Louise Birdsell Bauer is a researcher for the Public Service Alliance of Canada (PSAC). Louise has been a researcher of contract academic staff (CAS) in Canadian universities since 2008, and is a public sociologist in the field of precarious academic work. Louise's other research looks at strikes, union renewal and racialized workers' experiences in health care and the social services.
With a background in critical criminology, Amanda Couture-Carron’s research centers on vulnerable and marginalized populations’ experiences as (1) offenders, (2) with violence against women, and (3) accessing justice. Her research focuses on immigrant and racialized young people and women, paying particular attention to the social and structural contexts shaping their experiences. In pursuit of this research agenda, her work encompasses several independent and collaborative projects using a variety of qualitative and quantitative methods, such as surveys, interviews, and longitudinal diaries.

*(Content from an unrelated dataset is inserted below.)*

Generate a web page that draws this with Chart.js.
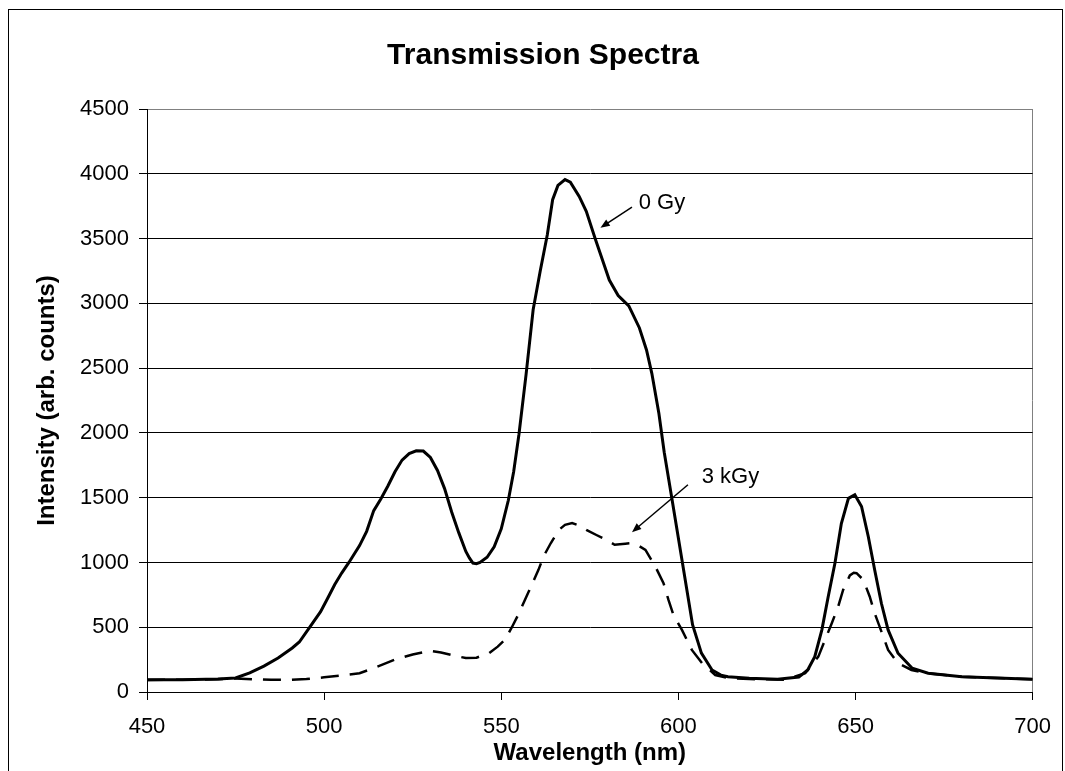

Yang-Sook Kim's scholarship centers on how subordinated people make sense of, navigate and resist deepening inequalities characteristic of neoliberal globalization. Her dissertation project uses a comparative case study of the care sectors in South Korea and the United States to understand how unequally-positioned groups of marginalized women workers navigate intensifying precarity.
Maria M. Majerski is a Visiting Assistant Professor of Sociology at Bishop’s University in Quebec where she teaches research methodology, statistics, race and ethnicity, community, and social policy. Her research focuses on the role of social networks and access to social capital in the employment outcomes of individuals in disadvantaged social status positions. Her research also examines the relationship between voluntary association involvement and access to diverse ties and information across diaspora communities.
Andrew D. Nevin’s work is connected to three main substantive areas—technology, deviance, and inequality—that converge through scholarship on the wide-ranging social implications of digital technologies. His current research engages with theoretical debates within cyber-criminology by proposing and empirically evaluating new theorizing frameworks that explicitly consider the importance of structural differences between online and offline spaces when explaining virtual offending. His future research agenda will continue to explore cybercrime as well as address other diverse topics under the umbrella of digital sociology.
Lawrence Williams' work focuses on the connections between decision-making, careers, deviance, and sociological theory. His current research examines employee turnover intentions.